The microgrid market is tilting toward solar PV generation as a preferred resource. This is especially the case within the context of remote microgrids due to the economic advantages these systems present from an ongoing operations and maintenance perspective. A concentrated effort to move closer to plug-and-play microgrids is also underway, with a variety of vendors touting this approach.
One can make the case that displacing high cost diesel fuel with fuel-free solar is a valid value proposition on paper. However, a variety of ancillary technologies can also be integrated into a remote microgrid setup to transfer this concept into economic savings in the field. Such integration could displace as much diesel as possible while also limiting wear and tear on fossil fuel generators and batteries. Yet, the hype surrounding the dynamic duo of solar plus storage is obscuring the fact that different tools can help build a market for microgrids, including short-term solar forecasting.

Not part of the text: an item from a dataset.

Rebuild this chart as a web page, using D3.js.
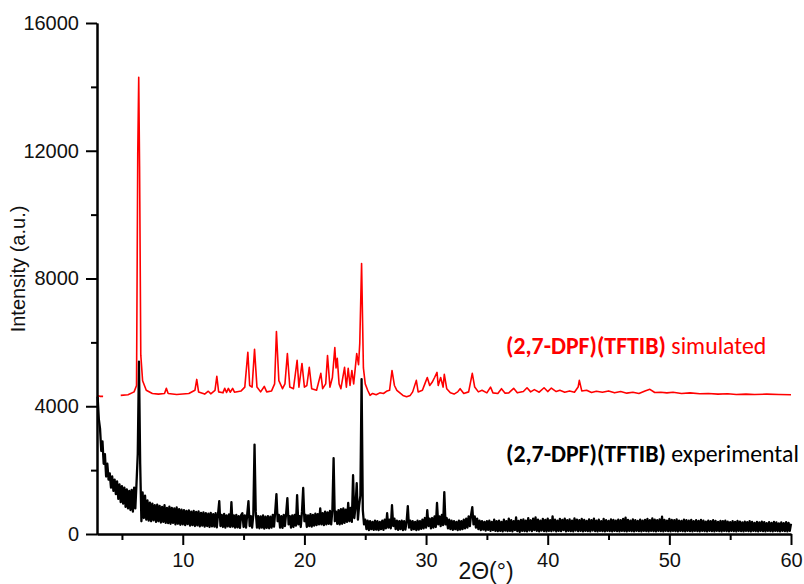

A Game Changer in Australia
The Commonwealth Scientific and Industrial Research Organization (CSIRO) of Australia has helped develop a plug-and-play microgrid offering that marries low cost short-term solar forecasting with load optimization and diesel scheduling innovations. The game changer is the ability to integrate low cost short-term solar forecasting into remote microgrids featuring ever increasing solar PV penetration over time, with early tests showing a 97% reduction in high ramp rate events and fuel savings of almost 8%.
Solar forecasting falls into two categories: long term and short term. Long-term forecasts look out over a period of time (such as a week) to optimize resource scheduling. This forecast is more relevant to grid-connected solar PV resources. Since these forecasts look out over a longer-term time horizon, error rates tend to be lower because the forecasts are far less granular than short-term solar forecasts.
Remote microgrids cannot sell any services back to a grid operator; thus, the prime focus for remote microgrids featuring high penetrations of solar PV is short-term solar forecasts. Fluctuations at this scale can lead to blackouts or inefficient use of scarce and expensive diesel fuel.
According to the analysis Navigant Research performed for CSIRO, it appears the key to commercial success of short-term solar forecasting is minimizing capital cost and error rates. One could argue that short-term solar forecasting should be the first response to managing the variability of solar energy, since it is far less costly than major hardware investments like advanced batteries.
Short-Term Forecasting Adds Value
The short-term solar forecasting technology embedded in the plug-and-play microgrid solution from CSIRO is well-suited to Australia. It also offers other forms of value. For one, it can be used in the planning process to shape the initial design. First Solar claims it can get within 1% accuracy of annual energy estimates from available solar resources, but the company has difficulty sizing batteries properly since short-term solar power production is too variable. The technology being developed by CSIRO can address this gap, developing better estimates of required capital costs during the design phase for better battery sizing.
Finally, short-term solar forecasting technology can also be an important tool utilized outside of a remote microgrid application such as in the case of virtual power plants (VPPs). Australia is emerging as a hotspot for VPPs, too. In fact, CSIRO is sponsoring a free event focused on VPPs on December 1. Australia just may be the center of digital grid innovations.